> **MATERIAL FOR THE TASK**:
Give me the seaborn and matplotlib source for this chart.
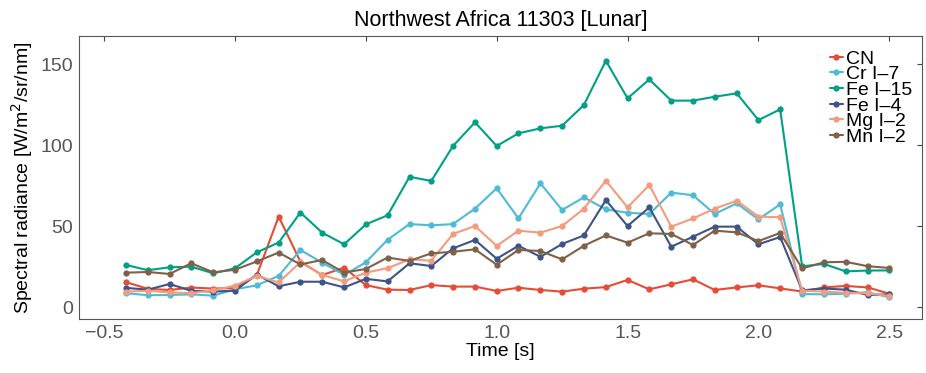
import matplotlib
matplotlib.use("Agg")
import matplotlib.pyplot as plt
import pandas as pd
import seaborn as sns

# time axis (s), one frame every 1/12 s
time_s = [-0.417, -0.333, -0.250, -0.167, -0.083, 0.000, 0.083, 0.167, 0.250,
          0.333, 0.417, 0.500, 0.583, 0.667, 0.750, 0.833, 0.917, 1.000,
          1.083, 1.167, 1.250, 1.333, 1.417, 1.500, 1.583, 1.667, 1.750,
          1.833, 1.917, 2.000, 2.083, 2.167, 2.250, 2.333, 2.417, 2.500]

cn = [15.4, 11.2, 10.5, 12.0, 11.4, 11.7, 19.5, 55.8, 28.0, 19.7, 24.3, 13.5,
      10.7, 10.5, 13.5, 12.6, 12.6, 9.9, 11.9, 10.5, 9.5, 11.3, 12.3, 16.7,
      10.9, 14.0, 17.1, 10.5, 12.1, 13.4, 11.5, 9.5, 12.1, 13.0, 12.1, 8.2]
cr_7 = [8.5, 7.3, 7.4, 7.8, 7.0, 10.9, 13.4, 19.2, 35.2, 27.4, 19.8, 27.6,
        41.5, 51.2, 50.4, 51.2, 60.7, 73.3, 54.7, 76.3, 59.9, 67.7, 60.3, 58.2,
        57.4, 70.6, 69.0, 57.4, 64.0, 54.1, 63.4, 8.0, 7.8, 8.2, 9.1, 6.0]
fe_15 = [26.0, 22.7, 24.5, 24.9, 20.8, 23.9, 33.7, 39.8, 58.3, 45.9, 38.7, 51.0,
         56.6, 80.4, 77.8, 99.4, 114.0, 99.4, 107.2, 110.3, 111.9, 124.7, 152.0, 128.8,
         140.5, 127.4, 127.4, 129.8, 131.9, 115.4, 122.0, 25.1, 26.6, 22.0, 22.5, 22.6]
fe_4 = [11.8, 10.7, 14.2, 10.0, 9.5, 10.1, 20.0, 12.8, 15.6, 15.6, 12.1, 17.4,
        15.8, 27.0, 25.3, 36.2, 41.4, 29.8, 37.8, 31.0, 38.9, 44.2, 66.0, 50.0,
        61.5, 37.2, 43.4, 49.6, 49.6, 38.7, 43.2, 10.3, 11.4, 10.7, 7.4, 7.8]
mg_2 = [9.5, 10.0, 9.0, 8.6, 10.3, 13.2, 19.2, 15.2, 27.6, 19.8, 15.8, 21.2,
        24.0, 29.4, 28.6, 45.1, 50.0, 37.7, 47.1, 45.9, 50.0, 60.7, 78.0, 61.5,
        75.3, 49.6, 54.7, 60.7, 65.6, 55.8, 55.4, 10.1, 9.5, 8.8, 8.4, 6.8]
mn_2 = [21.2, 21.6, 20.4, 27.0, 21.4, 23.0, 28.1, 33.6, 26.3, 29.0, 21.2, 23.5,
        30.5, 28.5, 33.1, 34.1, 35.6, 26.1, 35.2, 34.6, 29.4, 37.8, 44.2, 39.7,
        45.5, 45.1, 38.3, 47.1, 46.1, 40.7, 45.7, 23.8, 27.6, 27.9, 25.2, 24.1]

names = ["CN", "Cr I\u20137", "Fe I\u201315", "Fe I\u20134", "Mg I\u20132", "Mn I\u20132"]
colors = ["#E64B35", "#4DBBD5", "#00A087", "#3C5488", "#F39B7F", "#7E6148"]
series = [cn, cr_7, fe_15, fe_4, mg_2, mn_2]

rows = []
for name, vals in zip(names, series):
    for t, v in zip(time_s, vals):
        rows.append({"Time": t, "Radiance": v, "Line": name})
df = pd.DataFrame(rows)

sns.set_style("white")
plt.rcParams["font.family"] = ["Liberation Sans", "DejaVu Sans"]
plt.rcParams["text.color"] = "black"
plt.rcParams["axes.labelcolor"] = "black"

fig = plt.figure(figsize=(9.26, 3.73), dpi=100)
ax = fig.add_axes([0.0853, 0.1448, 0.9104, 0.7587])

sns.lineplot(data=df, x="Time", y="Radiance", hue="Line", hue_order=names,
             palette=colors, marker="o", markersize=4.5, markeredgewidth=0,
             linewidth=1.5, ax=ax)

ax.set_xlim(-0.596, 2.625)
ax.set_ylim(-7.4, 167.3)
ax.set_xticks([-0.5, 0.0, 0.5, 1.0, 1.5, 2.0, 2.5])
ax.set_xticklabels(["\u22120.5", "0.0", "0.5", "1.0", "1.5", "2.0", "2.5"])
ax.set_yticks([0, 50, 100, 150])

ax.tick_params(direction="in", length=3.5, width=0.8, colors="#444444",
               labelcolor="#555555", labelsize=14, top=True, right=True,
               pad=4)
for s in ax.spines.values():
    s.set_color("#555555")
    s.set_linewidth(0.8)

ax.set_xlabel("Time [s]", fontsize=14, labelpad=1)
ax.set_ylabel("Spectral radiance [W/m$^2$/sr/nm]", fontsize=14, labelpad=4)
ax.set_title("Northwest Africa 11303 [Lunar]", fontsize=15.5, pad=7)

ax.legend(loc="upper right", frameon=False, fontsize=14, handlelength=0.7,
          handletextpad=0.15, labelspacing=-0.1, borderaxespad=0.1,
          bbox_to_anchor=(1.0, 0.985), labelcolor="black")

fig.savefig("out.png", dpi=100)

...

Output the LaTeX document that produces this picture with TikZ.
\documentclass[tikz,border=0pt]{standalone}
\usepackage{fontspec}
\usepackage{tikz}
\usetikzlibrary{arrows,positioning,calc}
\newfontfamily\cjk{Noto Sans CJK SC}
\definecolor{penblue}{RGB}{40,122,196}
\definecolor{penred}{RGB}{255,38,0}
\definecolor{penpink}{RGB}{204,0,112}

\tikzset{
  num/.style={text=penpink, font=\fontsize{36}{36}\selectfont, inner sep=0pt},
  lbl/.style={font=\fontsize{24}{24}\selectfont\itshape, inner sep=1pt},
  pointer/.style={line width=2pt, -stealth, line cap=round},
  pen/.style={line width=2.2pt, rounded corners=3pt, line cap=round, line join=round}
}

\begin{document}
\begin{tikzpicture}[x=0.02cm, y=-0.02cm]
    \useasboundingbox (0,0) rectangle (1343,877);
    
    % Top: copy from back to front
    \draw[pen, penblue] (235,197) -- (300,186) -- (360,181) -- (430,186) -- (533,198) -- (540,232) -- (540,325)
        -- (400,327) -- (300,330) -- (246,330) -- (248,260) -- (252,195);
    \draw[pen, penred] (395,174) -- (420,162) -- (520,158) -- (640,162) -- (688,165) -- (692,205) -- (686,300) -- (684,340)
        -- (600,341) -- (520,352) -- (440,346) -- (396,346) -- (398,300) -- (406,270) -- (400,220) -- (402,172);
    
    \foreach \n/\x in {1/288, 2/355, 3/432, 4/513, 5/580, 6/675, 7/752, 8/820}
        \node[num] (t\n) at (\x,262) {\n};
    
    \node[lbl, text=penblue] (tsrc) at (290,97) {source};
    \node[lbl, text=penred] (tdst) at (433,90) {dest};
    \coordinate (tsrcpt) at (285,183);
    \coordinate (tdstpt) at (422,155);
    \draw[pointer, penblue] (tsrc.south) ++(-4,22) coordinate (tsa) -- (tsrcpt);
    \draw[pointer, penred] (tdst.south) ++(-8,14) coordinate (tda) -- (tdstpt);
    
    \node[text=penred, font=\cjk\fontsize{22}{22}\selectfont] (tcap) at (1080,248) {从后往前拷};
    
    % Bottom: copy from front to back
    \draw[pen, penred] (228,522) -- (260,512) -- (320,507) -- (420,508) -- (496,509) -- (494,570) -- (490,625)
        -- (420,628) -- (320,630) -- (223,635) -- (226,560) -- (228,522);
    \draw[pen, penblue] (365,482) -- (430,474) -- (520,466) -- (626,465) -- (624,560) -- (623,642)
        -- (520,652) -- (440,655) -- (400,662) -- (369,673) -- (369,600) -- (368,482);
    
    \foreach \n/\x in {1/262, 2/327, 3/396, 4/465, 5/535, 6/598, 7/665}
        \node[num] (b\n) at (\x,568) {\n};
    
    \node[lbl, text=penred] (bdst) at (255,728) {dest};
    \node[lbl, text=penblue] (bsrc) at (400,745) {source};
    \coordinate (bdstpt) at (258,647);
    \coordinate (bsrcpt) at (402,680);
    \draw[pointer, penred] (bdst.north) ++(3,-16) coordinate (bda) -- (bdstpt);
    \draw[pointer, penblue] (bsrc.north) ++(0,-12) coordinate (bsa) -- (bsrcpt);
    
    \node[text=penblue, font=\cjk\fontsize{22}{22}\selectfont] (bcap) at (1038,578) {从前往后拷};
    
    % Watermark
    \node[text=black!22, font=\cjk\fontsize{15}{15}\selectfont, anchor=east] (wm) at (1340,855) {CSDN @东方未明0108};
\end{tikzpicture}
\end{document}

* * *

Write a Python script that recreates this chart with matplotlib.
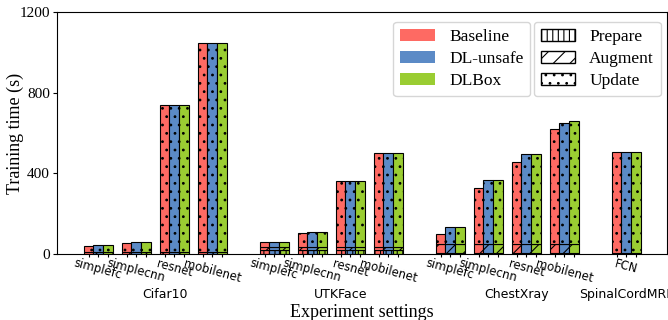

> **REQUIREMENT**:
Take out nothing but the lines from the one containing "Give me the" to the one containing "1.833, 1.917, 2.000, 2.083, 2.167, 2.250, 2.333, 2.417, 2.500]", inclusive, retyped exactly. Drop the pictures.

> **ANSWER TO THE EXERCISE**:
Give me the seaborn and matplotlib source for this chart.
import matplotlib
matplotlib.use("Agg")
import matplotlib.pyplot as plt
import pandas as pd
import seaborn as sns

# time axis (s), one frame every 1/12 s
time_s = [-0.417, -0.333, -0.250, -0.167, -0.083, 0.000, 0.083, 0.167, 0.250,
          0.333, 0.417, 0.500, 0.583, 0.667, 0.750, 0.833, 0.917, 1.000,
          1.083, 1.167, 1.250, 1.333, 1.417, 1.500, 1.583, 1.667, 1.750,
          1.833, 1.917, 2.000, 2.083, 2.167, 2.250, 2.333, 2.417, 2.500]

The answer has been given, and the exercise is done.